Worldwide plastic waste totals more than 57 million tons a year, with India creating more than any other country, according to a study published Wednesday in the journal Nature.
Researchers found that India generates some 10.2 million tons per year of plastic waste, defined as that which ends up in the open environment rather than landfills. This is equivalent to nearly 20 percent of the global output. Researchers, led by Costas Velis of the University of Leeds’ School of Civil Engineering, determined that India has a 10:1 ratio of plastic dump sites, or disposal sites directly into the environment, to sanitary landfills.
Moreover, the authors wrote that this is likely an undercount, citing evidence that the official statistics for India exclude numbers for disposal in rural regions and open burning of uncollected plastic.
Nigeria generates the second most plastic pollution of any country, but the amount, 3.9 million tons, is less than half that of India. Although earlier studies have estimated that China is the number one source of plastic waste, the researchers ranked it only fourth, citing more recent data that it says indicate significant progress on waste disposal.

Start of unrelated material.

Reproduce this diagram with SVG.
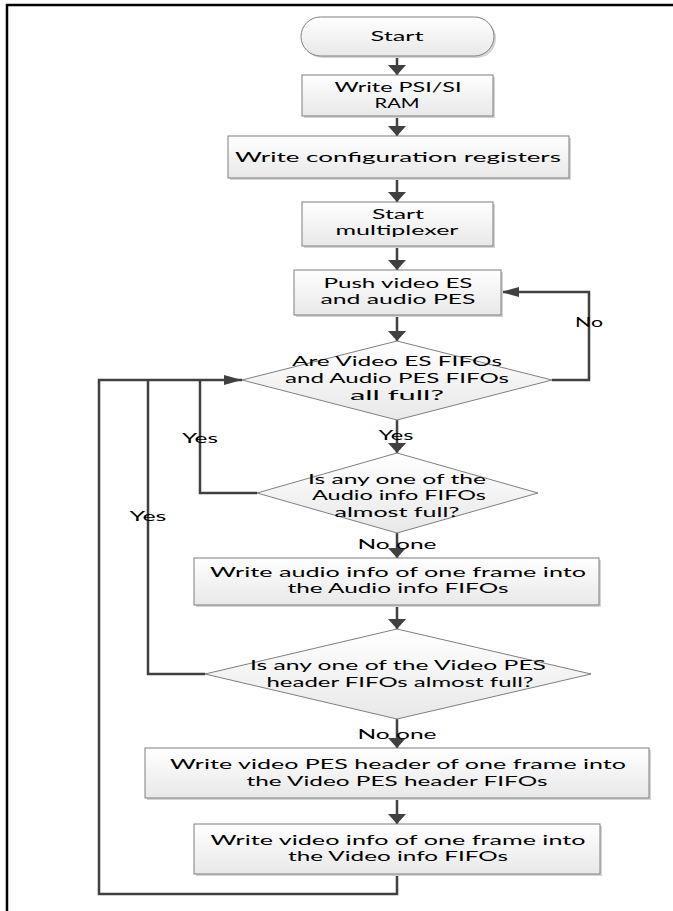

While researchers found much of the plastic waste comes from the global south, they also found countries recommended across income brackets among the biggest plastic polluters. Just under 70 percent of annual plastic waste comes from 20 countries, of which four are low-income, nine are medium-income and seven are upper-middle-income.
Although high-income countries are major generators of plastic waste, most of them have reliable controlled disposal services, keeping any of them from making the top 90 countries in the study.
The U.S. ranked relatively low among nations for plastic waste, generating about 52,500 tons a year, the 90th most of any country.
Beyond the country-by-country breakdown, an April study published in the journal Science Advances estimated that five companies comprise a quarter of global plastic pollution. A February study by the group Beyond Plastics, meanwhile, estimated that a large majority of plastics are consigned to landfills rather than fully recycled.